此外,我还涉猎了几部古典巨著,如吉本的《罗马帝国衰亡史》,亚当·斯密的《国富论》,甚至马克思的《资本论》。除了这些巨著外,我订了两份报纸:《纽约时报》和在波土顿出版的《基督教论坛报》,还有《时代》杂志。
刺激我一头栽进英文热的另一个因素,是开学时外国学生导师不经意地替我选的人文学课。
开课前我只从课程目录知道这是一门介绍西洋文化演变的功课,但开课第一天就得到了一个大震撼,原来它以介绍古典名著、进而了解时代背景的方式介绍西洋文化演进。
上课第一天,教授说明全学年的教材:以西元前800年希腊诗人荷马的《伊里亚特》始,接着读罗马诗人路克利沙、17世纪英囯诗人弥尔顿的《失乐园》。第二学期以莎士比亚剧本开始,然后读17世纪爱尔兰作家史越夫的《格列佛游记》,最后是萧伯纳的剧本。“如果还有时间,也许可以看看近代的著作。”在下课前,他很轻松地交代:“下堂课前(两天后),你们可把《伊里亚特》的前5章看一遍。
学习英文的经验使我了解到,年纪越轻,学习新的语言越容易。
我6岁到香港,开始学广东话,后来讲得和广东小孩一样流利。12岁到重庆,又重新学国语,也觉得非常容易。18岁到对学新语言来说已是不小的年纪,必须有一个特别的环境和特別的努力才能学好。哈佛正是这一个特别的环境,而这环境又促使我主动地努力。经过哈佛一年的训练,英文已成为我的主语,我以英文思想,也最能以英文表达。
要自由使用一种文字,须持续不断地努力。今天亲笔写此书,目的之一也是在锻炼自己的中文能力。
一般说来,麻省理工的学生比哈佛用功,而他们的兴趣也比较专注于专攻领域。刚入麻省理工时,我觉得和同学谈话相当乏味,但很快地发现许多同学不但聪明,而且饮食睡觉都忘不了工程问题。
这种气氛对我决心用功工程的新志愿有莫大的帮助。我逐渐结识了几位用功的好友,我们彼此励、互相讨论质疑。我认真学习工程,实自19岁进人麻省理工才开始。
德仪在硅晶体管上的突破,立刻重划了半导体市场的版图。
在此以前,德仪是一个默默无闻的小公司,在此之后,德仪扶摇直上,雄霸半导体界20余年。

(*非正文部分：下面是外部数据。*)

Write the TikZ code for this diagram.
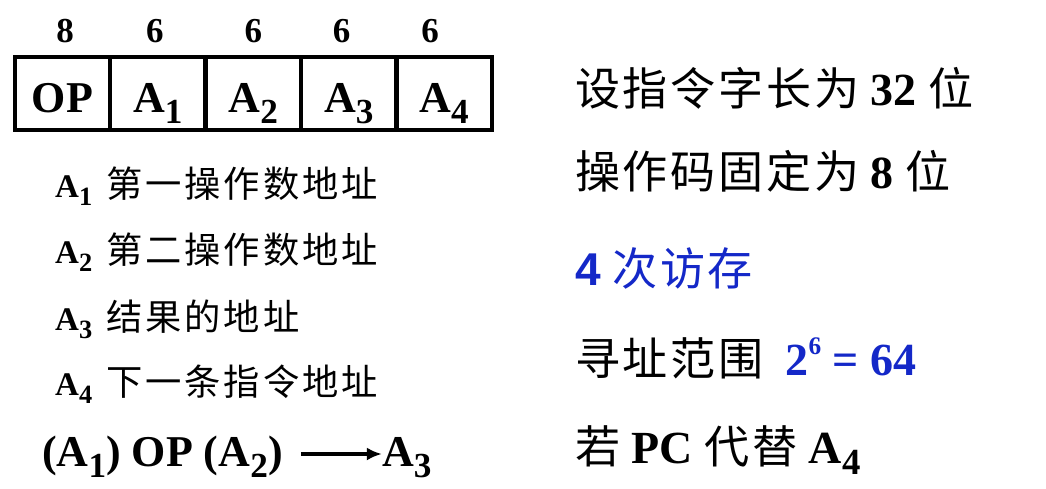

德仪的突破还有更深一层的意义:它为此后无数小科技公司建立一个典范:以小搏大是可能的!以小搏大有成功的机会!
固然德仪之前的企业历史中也有不少“以小搏大”的成功典例,但那些成功都在长期奋斗后获得,而且大多是大公司犯了严重错误,才给了小公司机会。而德仪面对的大型竞争对手并未犯严重错误,但德仪短短几年就超越它们。
为什么会这样呢?寻根究底,科技进步的脚步在二次大战后明显地加速,“技术转折点”层出不穷。在每一个“技术转折点”出现时,大公司不见得比小公司强,小公司与大公司几乎有均等的机会。
几十年来,小公司胜过大公司的例子已不计其数。最近十余年来最著名的例子是微软赢过IBM。但就我所知,德仪建立了最先的典范。